>>>
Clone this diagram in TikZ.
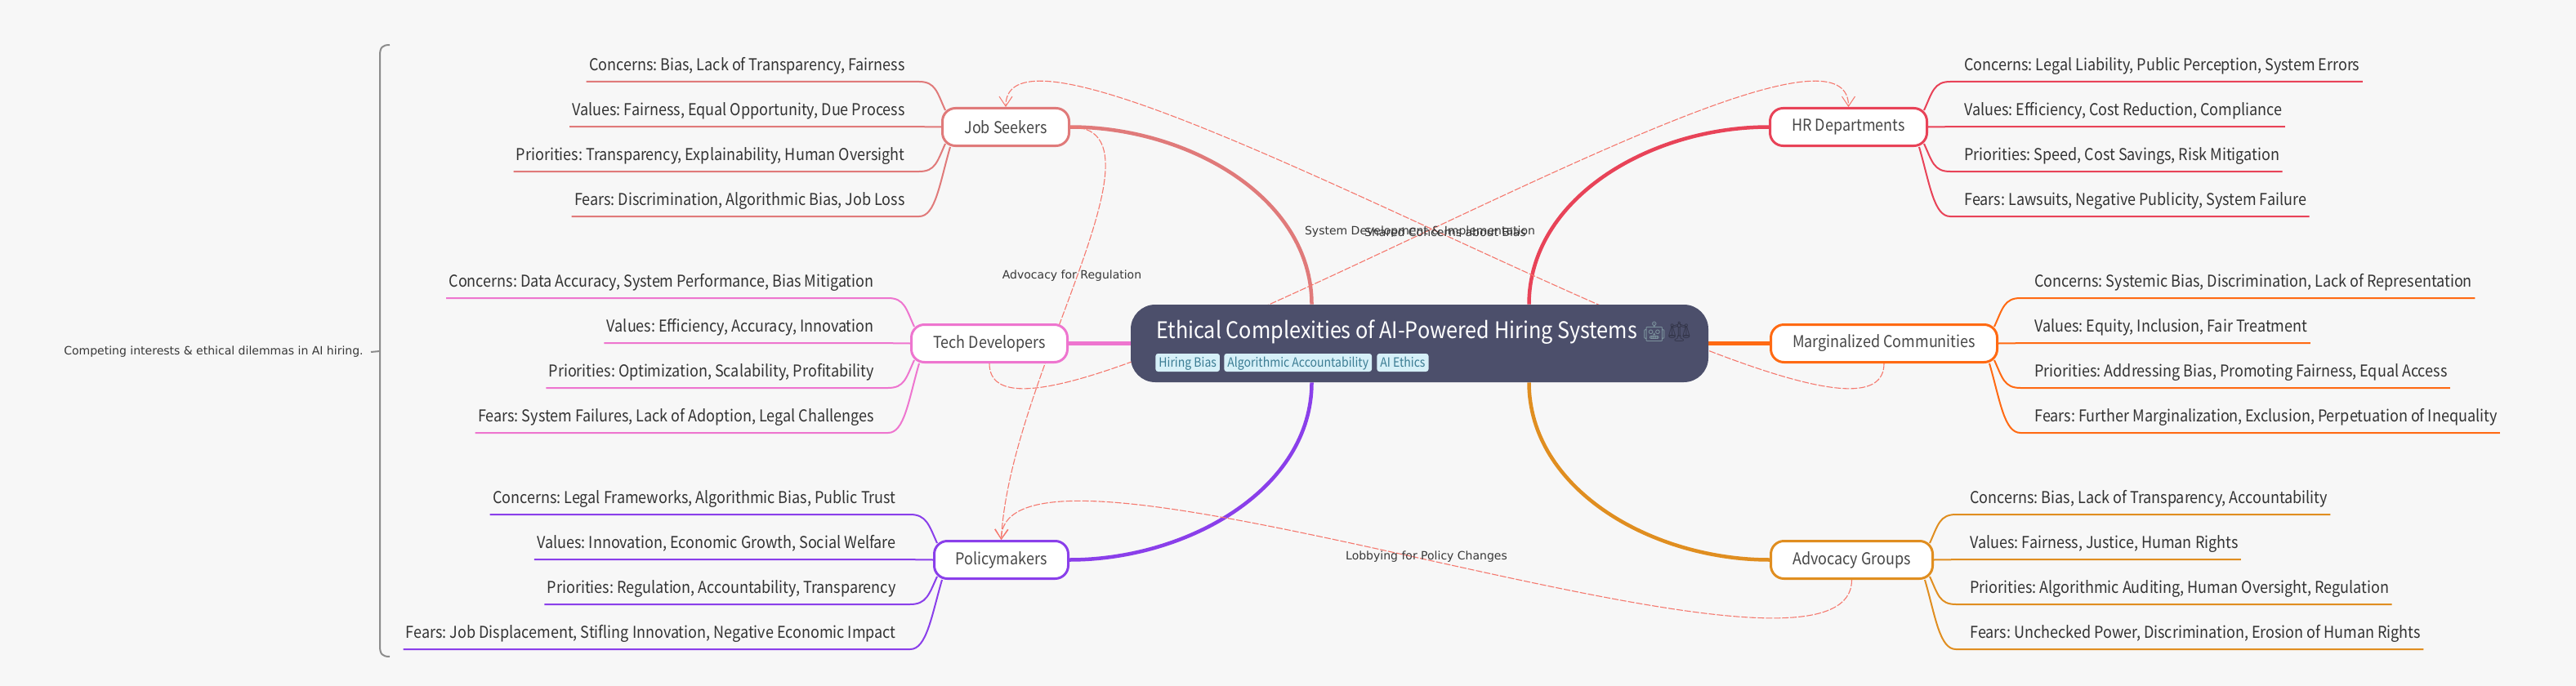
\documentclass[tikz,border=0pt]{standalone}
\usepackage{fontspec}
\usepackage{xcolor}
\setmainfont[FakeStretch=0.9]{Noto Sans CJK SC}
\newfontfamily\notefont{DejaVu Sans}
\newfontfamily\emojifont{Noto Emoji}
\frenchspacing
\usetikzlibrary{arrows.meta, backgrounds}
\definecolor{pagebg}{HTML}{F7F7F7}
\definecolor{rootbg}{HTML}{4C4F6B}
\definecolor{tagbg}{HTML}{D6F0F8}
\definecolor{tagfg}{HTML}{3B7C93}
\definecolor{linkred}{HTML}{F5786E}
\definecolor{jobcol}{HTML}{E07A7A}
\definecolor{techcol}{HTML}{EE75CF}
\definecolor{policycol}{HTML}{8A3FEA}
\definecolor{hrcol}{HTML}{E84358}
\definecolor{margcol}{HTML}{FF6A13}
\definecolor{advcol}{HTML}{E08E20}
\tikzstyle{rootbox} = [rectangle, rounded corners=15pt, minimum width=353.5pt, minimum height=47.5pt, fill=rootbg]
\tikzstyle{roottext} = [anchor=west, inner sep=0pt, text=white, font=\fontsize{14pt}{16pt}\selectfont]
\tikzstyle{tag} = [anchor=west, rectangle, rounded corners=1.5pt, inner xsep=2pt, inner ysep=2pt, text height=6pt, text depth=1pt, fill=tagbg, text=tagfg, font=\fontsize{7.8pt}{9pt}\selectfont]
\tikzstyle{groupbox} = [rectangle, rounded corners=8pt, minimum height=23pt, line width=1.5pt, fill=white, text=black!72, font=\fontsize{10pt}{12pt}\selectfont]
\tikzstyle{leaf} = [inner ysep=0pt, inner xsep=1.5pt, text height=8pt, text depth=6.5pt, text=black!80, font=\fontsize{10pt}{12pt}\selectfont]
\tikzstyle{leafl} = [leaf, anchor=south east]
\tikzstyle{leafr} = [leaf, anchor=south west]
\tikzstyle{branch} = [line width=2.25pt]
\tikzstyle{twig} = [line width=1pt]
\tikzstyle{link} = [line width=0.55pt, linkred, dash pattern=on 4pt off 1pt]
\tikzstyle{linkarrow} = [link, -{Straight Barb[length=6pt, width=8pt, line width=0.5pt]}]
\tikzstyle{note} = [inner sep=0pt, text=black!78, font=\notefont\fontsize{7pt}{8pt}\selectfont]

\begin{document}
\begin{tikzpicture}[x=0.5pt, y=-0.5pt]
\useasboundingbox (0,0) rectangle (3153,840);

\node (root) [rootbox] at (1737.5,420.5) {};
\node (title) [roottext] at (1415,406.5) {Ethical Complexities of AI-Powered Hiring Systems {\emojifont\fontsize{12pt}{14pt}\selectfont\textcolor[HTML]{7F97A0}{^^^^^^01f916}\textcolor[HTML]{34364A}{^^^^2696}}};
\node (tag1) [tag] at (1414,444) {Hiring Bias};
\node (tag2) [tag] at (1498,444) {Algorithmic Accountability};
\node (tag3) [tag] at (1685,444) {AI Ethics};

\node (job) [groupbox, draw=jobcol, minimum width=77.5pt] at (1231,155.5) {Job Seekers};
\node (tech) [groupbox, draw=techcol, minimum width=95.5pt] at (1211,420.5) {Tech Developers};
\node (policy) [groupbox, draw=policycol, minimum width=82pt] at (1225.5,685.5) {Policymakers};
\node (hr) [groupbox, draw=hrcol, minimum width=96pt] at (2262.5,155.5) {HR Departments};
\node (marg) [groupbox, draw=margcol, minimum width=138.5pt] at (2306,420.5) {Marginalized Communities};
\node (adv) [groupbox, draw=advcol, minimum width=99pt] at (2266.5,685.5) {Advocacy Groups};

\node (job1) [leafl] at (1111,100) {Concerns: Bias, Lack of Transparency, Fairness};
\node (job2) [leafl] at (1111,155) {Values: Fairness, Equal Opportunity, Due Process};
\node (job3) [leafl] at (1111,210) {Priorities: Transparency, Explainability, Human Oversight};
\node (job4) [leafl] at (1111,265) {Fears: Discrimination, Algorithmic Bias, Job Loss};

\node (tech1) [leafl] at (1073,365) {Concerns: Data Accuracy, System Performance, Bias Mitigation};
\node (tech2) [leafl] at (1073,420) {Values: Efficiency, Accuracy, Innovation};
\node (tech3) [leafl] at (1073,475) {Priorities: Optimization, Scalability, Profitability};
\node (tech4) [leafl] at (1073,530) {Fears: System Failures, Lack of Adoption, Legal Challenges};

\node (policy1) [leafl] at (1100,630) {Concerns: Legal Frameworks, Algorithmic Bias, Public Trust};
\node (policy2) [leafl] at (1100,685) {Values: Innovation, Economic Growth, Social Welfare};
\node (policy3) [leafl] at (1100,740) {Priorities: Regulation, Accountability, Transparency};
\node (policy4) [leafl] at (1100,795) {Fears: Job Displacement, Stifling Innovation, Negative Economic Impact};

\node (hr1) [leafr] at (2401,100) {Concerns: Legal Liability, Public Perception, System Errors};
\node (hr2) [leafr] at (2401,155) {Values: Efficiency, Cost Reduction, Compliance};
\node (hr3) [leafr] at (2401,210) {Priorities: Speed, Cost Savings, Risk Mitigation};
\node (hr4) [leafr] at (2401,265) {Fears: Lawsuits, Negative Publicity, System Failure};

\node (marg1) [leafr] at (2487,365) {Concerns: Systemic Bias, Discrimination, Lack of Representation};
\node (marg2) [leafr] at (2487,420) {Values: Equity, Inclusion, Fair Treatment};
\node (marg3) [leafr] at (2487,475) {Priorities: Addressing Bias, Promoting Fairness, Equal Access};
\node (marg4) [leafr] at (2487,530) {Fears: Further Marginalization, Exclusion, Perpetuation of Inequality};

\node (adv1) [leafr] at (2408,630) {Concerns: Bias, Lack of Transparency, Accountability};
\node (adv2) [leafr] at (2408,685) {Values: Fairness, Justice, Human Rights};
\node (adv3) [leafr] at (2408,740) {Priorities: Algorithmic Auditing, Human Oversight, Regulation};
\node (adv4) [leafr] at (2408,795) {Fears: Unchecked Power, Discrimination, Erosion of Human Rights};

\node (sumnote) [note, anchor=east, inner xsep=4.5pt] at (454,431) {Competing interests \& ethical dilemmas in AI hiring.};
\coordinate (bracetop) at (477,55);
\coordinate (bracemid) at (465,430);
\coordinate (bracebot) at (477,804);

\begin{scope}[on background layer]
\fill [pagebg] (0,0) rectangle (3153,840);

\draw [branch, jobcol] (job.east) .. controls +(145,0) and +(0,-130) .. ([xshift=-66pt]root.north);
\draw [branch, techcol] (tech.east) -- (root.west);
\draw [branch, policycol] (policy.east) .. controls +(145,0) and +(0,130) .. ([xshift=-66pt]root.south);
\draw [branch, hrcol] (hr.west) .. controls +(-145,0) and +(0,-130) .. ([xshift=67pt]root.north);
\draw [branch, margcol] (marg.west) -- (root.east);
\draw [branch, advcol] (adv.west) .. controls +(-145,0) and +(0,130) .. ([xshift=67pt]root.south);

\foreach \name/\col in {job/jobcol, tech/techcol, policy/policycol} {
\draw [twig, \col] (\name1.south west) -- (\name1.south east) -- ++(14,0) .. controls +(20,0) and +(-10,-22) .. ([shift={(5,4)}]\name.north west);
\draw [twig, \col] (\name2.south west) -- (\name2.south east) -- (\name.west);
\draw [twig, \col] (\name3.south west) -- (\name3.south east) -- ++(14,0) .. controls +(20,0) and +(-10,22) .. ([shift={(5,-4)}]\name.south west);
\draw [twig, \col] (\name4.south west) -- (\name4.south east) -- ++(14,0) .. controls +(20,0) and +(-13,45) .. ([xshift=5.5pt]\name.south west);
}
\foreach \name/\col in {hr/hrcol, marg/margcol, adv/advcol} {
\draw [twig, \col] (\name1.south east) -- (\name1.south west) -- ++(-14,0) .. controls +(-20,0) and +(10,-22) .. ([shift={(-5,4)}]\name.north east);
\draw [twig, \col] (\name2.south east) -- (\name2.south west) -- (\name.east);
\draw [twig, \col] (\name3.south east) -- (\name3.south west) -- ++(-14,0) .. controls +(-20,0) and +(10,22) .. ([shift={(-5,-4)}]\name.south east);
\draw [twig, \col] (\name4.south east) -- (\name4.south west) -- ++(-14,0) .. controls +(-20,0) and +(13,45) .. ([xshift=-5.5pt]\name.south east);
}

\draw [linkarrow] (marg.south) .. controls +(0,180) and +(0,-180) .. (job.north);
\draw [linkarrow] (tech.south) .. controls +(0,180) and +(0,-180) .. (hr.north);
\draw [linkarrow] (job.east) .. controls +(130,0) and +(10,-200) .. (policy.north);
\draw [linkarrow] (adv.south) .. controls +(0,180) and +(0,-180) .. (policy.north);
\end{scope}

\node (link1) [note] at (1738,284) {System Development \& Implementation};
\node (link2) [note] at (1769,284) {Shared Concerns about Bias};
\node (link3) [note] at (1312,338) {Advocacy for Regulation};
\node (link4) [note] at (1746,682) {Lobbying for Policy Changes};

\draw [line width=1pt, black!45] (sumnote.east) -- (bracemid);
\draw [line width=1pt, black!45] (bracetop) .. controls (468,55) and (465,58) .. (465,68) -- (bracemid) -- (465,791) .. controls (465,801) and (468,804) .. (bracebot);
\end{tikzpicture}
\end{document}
<<<
### What you are asked to do
Write out exactly the lines between the start of the data and the line with "(tag3) [tag] at", including both, but none of the pictures.

### Exercise answer
Clone this diagram in TikZ.
\documentclass[tikz,border=0pt]{standalone}
\usepackage{fontspec}
\usepackage{xcolor}
\setmainfont[FakeStretch=0.9]{Noto Sans CJK SC}
\newfontfamily\notefont{DejaVu Sans}
\newfontfamily\emojifont{Noto Emoji}
\frenchspacing
\usetikzlibrary{arrows.meta, backgrounds}
\definecolor{pagebg}{HTML}{F7F7F7}
\definecolor{rootbg}{HTML}{4C4F6B}
\definecolor{tagbg}{HTML}{D6F0F8}
\definecolor{tagfg}{HTML}{3B7C93}
\definecolor{linkred}{HTML}{F5786E}
\definecolor{jobcol}{HTML}{E07A7A}
\definecolor{techcol}{HTML}{EE75CF}
\definecolor{policycol}{HTML}{8A3FEA}
\definecolor{hrcol}{HTML}{E84358}
\definecolor{margcol}{HTML}{FF6A13}
\definecolor{advcol}{HTML}{E08E20}
\tikzstyle{rootbox} = [rectangle, rounded corners=15pt, minimum width=353.5pt, minimum height=47.5pt, fill=rootbg]
\tikzstyle{roottext} = [anchor=west, inner sep=0pt, text=white, font=\fontsize{14pt}{16pt}\selectfont]
\tikzstyle{tag} = [anchor=west, rectangle, rounded corners=1.5pt, inner xsep=2pt, inner ysep=2pt, text height=6pt, text depth=1pt, fill=tagbg, text=tagfg, font=\fontsize{7.8pt}{9pt}\selectfont]
\tikzstyle{groupbox} = [rectangle, rounded corners=8pt, minimum height=23pt, line width=1.5pt, fill=white, text=black!72, font=\fontsize{10pt}{12pt}\selectfont]
\tikzstyle{leaf} = [inner ysep=0pt, inner xsep=1.5pt, text height=8pt, text depth=6.5pt, text=black!80, font=\fontsize{10pt}{12pt}\selectfont]
\tikzstyle{leafl} = [leaf, anchor=south east]
\tikzstyle{leafr} = [leaf, anchor=south west]
\tikzstyle{branch} = [line width=2.25pt]
\tikzstyle{twig} = [line width=1pt]
\tikzstyle{link} = [line width=0.55pt, linkred, dash pattern=on 4pt off 1pt]
\tikzstyle{linkarrow} = [link, -{Straight Barb[length=6pt, width=8pt, line width=0.5pt]}]
\tikzstyle{note} = [inner sep=0pt, text=black!78, font=\notefont\fontsize{7pt}{8pt}\selectfont]

\begin{document}
\begin{tikzpicture}[x=0.5pt, y=-0.5pt]
\useasboundingbox (0,0) rectangle (3153,840);

\node (root) [rootbox] at (1737.5,420.5) {};
\node (title) [roottext] at (1415,406.5) {Ethical Complexities of AI-Powered Hiring Systems {\emojifont\fontsize{12pt}{14pt}\selectfont\textcolor[HTML]{7F97A0}{^^^^^^01f916}\textcolor[HTML]{34364A}{^^^^2696}}};
\node (tag1) [tag] at (1414,444) {Hiring Bias};
\node (tag2) [tag] at (1498,444) {Algorithmic Accountability};
\node (tag3) [tag] at (1685,444) {AI Ethics};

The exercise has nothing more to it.